◆ **WRITTEN TASK**:
Could you repeat, exactly as they stand, the lines between the one with "Generate a Python" and the one with "from datetime import date", inclusive, minus the pictures?

◆ **DATA LINES**:
━━━━

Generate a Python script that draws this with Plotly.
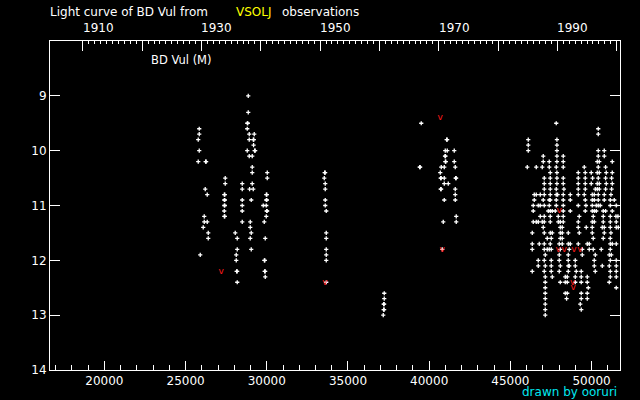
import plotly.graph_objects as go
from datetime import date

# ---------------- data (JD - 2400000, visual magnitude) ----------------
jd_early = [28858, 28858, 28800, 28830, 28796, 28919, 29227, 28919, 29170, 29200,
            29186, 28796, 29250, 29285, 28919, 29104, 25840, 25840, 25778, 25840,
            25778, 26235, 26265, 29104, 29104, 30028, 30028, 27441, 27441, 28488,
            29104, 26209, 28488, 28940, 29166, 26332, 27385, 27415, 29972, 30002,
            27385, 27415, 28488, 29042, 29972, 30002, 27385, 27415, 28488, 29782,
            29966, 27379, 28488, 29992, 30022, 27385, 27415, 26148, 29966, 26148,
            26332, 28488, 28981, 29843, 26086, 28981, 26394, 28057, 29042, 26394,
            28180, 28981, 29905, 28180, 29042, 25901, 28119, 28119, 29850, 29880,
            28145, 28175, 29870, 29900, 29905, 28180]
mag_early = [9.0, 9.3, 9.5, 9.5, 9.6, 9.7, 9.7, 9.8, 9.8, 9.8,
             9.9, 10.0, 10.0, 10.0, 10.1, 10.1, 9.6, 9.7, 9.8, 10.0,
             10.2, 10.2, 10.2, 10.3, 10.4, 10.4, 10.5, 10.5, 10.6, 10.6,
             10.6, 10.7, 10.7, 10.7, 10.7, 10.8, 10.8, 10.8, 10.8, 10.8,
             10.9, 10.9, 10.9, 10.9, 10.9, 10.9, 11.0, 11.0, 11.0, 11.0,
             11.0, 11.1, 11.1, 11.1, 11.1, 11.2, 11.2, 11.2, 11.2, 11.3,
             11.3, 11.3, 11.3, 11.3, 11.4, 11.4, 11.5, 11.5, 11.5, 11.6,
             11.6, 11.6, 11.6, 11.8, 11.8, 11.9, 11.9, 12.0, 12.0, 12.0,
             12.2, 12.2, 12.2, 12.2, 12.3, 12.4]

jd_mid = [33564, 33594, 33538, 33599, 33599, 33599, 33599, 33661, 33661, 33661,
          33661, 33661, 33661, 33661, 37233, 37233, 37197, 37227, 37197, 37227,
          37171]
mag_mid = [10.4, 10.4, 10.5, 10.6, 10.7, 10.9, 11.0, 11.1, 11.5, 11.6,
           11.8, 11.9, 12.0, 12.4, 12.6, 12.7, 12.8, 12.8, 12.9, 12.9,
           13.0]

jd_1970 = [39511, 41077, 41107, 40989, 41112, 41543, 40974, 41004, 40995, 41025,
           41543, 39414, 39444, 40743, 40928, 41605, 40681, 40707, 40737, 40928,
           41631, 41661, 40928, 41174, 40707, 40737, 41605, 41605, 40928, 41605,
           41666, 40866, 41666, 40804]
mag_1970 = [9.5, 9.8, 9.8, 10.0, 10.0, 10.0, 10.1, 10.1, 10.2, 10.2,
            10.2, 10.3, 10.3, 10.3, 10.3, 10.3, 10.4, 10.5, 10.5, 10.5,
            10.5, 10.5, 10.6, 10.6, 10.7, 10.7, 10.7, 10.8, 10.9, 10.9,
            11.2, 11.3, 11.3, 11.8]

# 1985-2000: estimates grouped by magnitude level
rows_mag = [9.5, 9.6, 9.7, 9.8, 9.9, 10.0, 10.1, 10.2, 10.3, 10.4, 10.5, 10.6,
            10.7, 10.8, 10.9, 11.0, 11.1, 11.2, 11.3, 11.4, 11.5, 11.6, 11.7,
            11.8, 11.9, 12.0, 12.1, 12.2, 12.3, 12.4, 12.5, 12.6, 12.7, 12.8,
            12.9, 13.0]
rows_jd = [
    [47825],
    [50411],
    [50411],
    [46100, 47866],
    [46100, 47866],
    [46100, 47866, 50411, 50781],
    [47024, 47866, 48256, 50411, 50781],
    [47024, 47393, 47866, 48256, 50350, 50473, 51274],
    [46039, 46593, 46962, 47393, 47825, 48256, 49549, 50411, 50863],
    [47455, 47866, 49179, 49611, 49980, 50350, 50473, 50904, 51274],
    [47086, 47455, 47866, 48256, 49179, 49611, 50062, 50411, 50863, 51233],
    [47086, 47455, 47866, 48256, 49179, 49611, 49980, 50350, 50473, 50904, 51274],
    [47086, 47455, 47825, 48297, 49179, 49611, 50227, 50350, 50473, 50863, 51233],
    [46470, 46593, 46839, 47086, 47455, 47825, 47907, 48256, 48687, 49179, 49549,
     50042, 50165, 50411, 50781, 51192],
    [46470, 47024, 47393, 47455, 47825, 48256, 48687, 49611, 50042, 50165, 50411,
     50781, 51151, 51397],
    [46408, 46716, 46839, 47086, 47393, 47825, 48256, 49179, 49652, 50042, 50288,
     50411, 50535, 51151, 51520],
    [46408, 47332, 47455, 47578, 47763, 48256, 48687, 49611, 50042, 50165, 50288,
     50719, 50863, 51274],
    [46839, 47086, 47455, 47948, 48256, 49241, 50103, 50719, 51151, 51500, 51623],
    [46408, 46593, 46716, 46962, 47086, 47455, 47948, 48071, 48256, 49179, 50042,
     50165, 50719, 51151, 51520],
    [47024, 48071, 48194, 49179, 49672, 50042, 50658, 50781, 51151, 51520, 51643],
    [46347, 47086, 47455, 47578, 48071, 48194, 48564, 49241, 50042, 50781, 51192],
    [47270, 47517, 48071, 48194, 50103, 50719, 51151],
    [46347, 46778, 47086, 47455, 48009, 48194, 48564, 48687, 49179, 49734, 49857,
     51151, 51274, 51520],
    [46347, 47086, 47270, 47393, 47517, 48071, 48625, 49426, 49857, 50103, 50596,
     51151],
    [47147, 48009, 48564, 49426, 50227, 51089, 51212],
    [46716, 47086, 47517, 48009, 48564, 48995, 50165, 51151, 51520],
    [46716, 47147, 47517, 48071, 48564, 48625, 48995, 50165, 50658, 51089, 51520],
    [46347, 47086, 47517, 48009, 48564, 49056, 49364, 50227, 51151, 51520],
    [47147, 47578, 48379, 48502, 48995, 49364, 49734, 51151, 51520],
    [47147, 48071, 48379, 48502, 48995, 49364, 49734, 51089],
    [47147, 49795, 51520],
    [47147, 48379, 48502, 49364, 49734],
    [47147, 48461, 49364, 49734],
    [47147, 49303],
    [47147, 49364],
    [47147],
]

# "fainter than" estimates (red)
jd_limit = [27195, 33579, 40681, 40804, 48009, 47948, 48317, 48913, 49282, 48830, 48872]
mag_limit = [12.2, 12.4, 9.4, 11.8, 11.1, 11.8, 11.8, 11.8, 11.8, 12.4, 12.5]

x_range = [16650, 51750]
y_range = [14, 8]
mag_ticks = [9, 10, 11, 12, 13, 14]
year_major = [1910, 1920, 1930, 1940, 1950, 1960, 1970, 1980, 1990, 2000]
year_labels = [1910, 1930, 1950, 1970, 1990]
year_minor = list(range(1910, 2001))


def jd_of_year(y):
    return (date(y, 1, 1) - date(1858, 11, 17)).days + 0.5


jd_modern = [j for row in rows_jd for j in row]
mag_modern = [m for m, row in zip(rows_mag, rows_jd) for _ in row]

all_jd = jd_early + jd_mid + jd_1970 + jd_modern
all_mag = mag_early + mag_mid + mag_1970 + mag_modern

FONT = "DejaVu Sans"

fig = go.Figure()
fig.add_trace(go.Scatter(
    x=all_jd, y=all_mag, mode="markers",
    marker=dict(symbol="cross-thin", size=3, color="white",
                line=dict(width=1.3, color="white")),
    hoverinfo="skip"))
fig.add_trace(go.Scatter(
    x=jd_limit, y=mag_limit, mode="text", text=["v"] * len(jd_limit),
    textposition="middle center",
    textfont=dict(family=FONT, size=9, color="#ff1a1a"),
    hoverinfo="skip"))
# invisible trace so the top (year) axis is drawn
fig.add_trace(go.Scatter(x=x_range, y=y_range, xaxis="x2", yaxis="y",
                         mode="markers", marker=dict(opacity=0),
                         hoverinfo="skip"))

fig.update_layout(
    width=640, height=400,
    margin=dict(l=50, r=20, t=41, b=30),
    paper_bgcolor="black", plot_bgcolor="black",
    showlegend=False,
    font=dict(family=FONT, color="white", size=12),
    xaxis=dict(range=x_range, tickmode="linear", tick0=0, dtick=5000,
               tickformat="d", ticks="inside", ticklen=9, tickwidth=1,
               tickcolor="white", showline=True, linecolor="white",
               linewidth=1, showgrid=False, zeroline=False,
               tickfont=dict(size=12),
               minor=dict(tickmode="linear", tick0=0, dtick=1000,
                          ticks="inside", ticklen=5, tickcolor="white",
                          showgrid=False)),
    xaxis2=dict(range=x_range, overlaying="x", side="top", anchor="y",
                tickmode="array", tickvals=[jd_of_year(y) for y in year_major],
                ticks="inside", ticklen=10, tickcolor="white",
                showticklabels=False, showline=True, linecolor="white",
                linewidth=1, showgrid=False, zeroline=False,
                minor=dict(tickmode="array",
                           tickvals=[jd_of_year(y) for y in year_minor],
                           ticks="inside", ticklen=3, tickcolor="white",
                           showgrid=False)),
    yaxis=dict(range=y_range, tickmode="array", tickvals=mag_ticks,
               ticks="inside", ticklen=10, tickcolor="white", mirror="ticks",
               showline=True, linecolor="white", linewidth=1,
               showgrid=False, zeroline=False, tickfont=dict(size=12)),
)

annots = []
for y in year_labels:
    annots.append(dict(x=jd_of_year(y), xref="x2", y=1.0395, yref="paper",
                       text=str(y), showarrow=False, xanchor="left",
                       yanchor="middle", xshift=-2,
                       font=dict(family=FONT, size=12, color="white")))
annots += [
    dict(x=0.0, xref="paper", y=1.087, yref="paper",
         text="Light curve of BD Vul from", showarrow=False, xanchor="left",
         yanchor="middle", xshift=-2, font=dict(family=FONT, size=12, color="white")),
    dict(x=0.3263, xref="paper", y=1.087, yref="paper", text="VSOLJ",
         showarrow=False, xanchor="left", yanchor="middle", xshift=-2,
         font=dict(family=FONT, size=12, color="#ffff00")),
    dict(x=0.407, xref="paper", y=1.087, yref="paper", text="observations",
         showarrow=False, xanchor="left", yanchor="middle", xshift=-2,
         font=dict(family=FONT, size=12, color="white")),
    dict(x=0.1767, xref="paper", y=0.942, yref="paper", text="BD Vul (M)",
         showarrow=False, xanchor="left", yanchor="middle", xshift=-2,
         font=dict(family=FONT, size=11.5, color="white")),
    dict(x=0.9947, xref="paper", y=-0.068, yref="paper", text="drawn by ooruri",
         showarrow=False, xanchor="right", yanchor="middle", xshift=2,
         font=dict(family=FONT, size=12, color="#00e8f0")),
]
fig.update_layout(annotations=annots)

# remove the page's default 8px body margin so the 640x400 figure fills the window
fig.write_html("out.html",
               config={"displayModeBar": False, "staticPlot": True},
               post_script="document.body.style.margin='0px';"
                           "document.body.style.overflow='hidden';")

━━━━

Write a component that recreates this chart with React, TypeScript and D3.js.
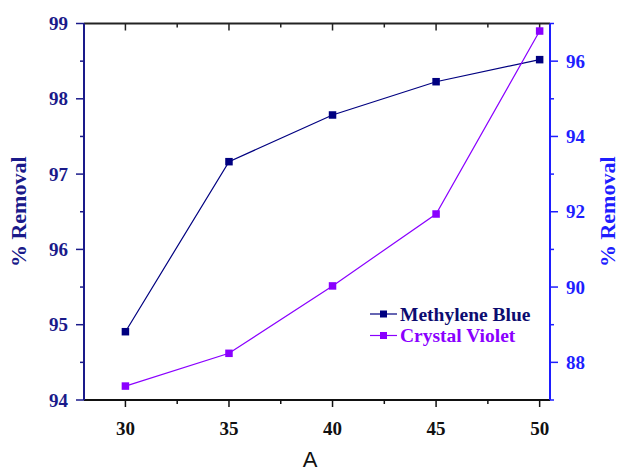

━━━━

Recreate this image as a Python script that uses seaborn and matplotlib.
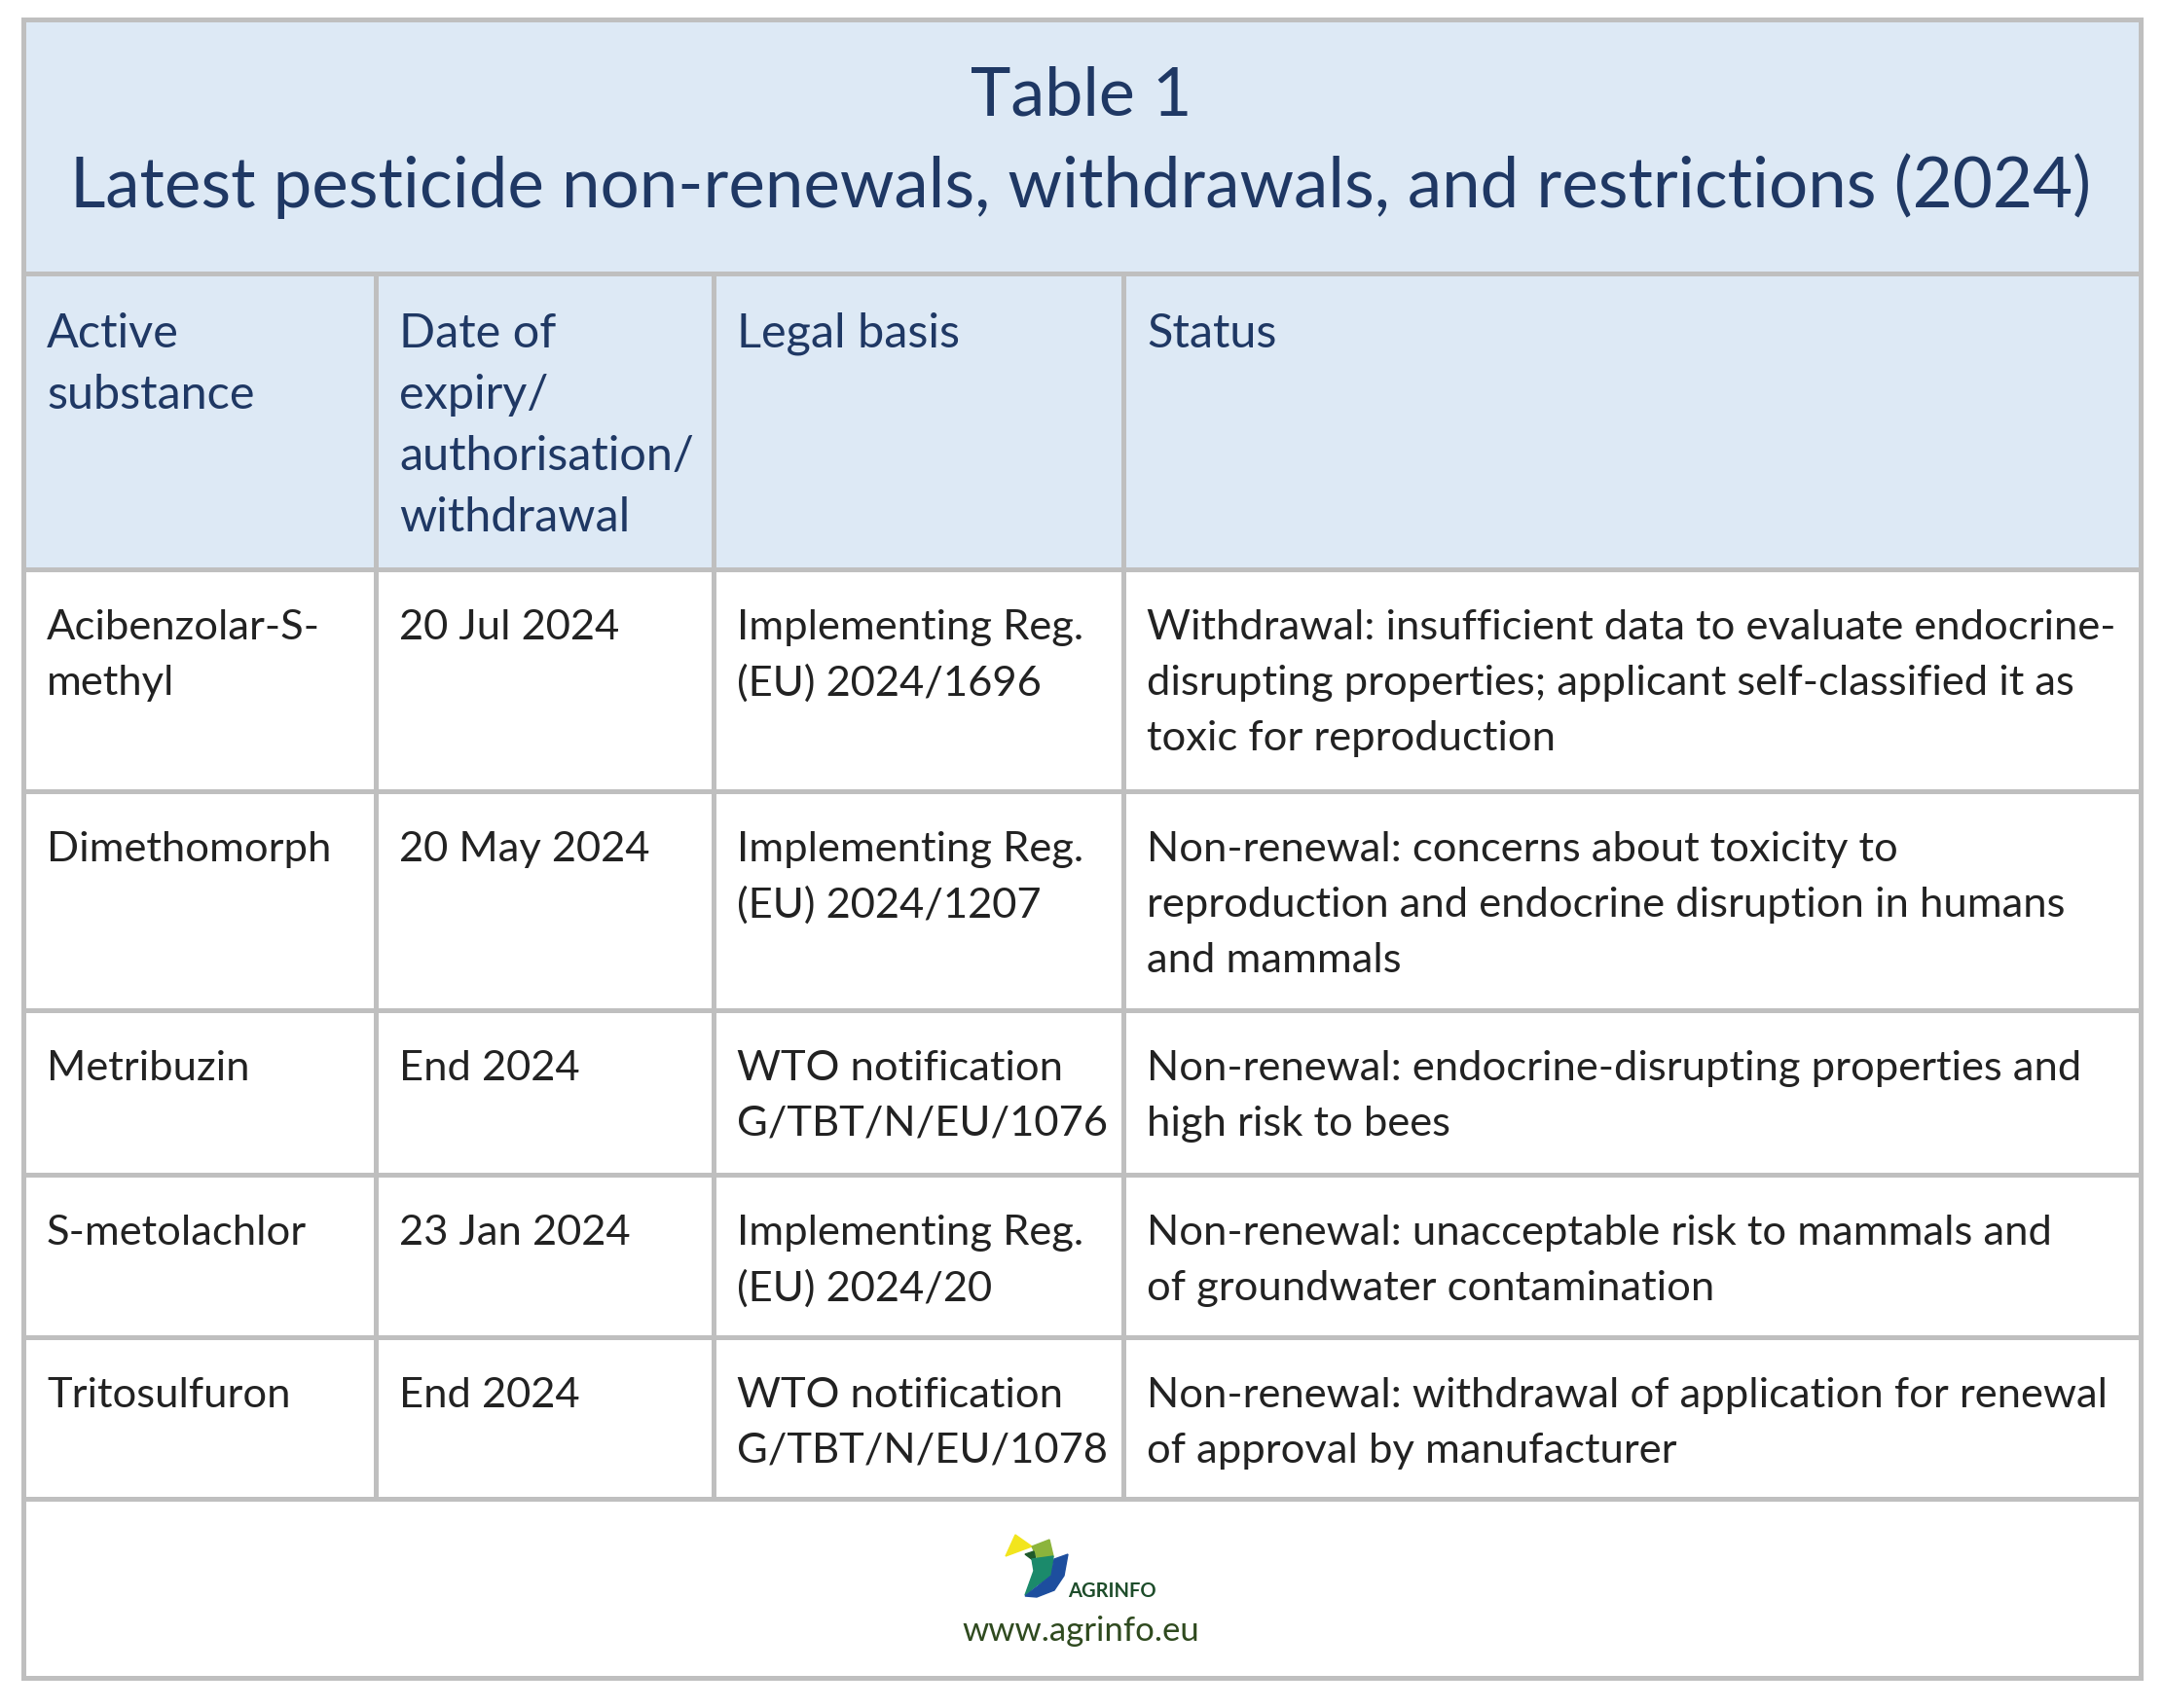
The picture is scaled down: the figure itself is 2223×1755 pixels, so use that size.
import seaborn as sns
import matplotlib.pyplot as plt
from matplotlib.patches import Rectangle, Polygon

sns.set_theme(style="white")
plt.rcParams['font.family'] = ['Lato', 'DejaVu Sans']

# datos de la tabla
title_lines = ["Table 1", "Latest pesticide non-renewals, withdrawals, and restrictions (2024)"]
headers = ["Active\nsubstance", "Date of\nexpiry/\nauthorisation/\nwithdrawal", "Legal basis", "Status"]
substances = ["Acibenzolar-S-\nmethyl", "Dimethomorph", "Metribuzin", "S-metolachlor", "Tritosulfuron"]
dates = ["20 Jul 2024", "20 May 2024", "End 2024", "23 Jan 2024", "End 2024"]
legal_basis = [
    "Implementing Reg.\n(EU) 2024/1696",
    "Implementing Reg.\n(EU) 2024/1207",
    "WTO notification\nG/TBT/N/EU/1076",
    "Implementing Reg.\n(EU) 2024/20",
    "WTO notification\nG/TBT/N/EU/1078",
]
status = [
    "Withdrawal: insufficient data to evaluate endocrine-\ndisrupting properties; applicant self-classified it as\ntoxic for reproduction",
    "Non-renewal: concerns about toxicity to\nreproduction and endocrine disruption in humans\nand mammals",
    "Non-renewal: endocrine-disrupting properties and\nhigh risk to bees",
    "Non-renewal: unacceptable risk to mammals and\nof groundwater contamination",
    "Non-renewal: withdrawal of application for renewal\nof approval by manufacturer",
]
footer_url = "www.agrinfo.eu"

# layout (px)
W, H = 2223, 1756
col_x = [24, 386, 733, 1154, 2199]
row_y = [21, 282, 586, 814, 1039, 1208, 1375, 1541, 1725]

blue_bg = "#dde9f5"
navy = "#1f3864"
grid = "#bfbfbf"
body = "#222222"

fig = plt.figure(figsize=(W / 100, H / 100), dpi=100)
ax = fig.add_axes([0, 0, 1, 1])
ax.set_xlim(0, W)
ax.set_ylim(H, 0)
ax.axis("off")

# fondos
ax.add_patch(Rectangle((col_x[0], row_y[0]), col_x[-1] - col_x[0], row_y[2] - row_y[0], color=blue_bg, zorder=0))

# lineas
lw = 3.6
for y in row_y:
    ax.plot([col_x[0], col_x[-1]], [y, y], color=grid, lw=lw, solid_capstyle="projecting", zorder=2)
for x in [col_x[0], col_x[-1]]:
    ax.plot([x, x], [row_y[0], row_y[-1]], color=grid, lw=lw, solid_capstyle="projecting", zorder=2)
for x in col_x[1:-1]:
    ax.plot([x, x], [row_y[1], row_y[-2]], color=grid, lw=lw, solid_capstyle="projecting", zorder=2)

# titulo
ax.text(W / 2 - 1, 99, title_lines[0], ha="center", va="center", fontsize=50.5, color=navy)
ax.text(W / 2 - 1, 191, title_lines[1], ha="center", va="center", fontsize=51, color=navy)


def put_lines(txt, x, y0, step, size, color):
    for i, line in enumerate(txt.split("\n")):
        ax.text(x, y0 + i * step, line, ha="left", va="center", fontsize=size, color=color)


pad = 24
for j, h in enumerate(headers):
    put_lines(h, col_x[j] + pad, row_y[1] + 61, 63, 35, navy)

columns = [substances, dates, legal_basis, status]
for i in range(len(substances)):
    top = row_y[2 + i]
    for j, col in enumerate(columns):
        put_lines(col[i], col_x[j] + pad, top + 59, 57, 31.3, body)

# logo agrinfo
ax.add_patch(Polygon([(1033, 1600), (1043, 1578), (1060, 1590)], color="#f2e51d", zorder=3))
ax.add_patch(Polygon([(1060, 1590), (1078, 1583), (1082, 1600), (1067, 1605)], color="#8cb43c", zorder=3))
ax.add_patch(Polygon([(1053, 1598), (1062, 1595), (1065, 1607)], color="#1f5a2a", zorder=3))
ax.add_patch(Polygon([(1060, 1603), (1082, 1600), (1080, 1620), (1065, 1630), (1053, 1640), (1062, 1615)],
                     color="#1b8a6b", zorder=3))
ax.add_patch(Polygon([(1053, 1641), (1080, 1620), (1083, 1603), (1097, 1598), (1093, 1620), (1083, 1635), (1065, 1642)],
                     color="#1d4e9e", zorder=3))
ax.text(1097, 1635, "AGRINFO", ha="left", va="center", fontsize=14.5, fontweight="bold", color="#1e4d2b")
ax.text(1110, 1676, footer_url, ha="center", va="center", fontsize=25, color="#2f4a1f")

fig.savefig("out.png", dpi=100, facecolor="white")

━━━━

◆ **THE RESULT**:
Generate a Python script that draws this with Plotly.
import plotly.graph_objects as go
from datetime import date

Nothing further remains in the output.